Australia and New Zealand are at loggerheads over the future of the antipodean round of the WRC, with one accusing the other of trying to “steal” their event.
The dispute arose after WRC teams pronounced themselves unhappy with Coffs Harbour as an Australian base. Coffs is located in a small town in upstate New South Wales, some 500 miles from the nearest major population centre, Sydney. Given Australia’s immense road distances it is not surprising that the event generates very few spectators.
Teams have expressed a dislike for the location. They hanker after the good old days when the rally was based in Perth, a major city with a million–strong population… and, significantly, five or six hours closer to Europe. It’s where Rally Australia started off and was definitely a centre of excellence for the sport. Now some in the sport are talking about a one-off return to the WRC next season for New Zealand. Australia's current agreement with Coffs is up at the end of this season and there is no real desire from WRC stakeholders to return.
"Australia needs to find a new home for its WRC round, we know that,” one source said. “New Zealand is looking like a sensible option for next year. The thinking is there's the necessary investment to go back there and that would give Australia the chance to find somewhere new, most likely not in New South Wales."
The WRC was last in New Zealand in 2012, based in Auckland and there was potential for the rally to return in 2018, centred on Tauranga, but a 2020 rally would most likely be staged in Auckland. Overall, there is no love lost between rally organisers either side of the Tasman Sea, called “The Ditch” by locals. New Zealand joined the WRC 12 years before Australia. It was then a hugely popular event among drivers, with its roads called “wonderful to drive”.
But during the 1990s the pioneering spirit of Australia – then based in Perth – drew huge praise. However, when Western Australia dropped the event, it only ran twice in seven years. Now it has been based for six years in Coffs Harbour, a small fishing town and organisers have constantly fought criticism about the lack of spectators and the immense cost of sending the WRC there by containers.
But New Zealand suffers from the same problems. It is also even further from Europe.
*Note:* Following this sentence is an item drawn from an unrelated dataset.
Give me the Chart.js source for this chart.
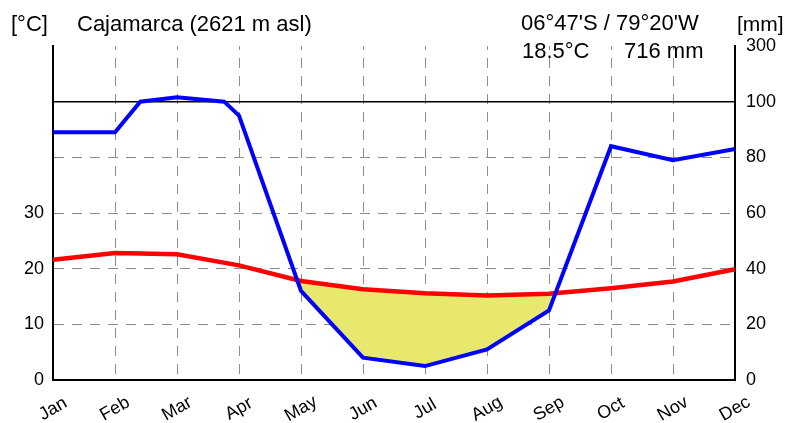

The two countries have tried rotation before; sharing a calendar date from 2008-12. But it didn’t really work with organisers always putting their events first… hardly surprising, really.
Neither was running one after the other – especially when Australia was on the sub-continent’s West coast, leaving it some 3,500 miles from Auckland. So it remains quite possible that New Zealand will be back next year and hoping that Australia can’t find a suitable base in a big city for the year after.
Rally NZ chairman Peter Johnston has said he hopes to know: “in the next couple of weeks whether it will happen”. And a local sports writer has quoted him as saying: “We’re hopeful of having it back in 2020. The WRC promoters aren’t keen to go back to Coffs Harbour, so they are thinking that maybe there’s an opportunity for NZ. We’re right on it at the moment. The Australians are fighting like crazy to retain the event there, but even for 2021, they’ll have to find a new venue. We’re ready, we’ve got all the roads, we’ve got everything planned but we are after a naming rights sponsor.”
Johnston said the latest push had “a lot of support” from Auckland Tourism Events and Economic Development, an arm of the Auckland Council. The previous campaign to get the WRC back failed through lack of government financial support, but Johnston said Rally NZ is in fresh talks with the government.
Meanwhile, a Rally Australia spokesman said: “Rally Australia’s negotiations with WRC Promoter over future events are continuing. There has been no suggestion about being anywhere but the Coffs Coast.”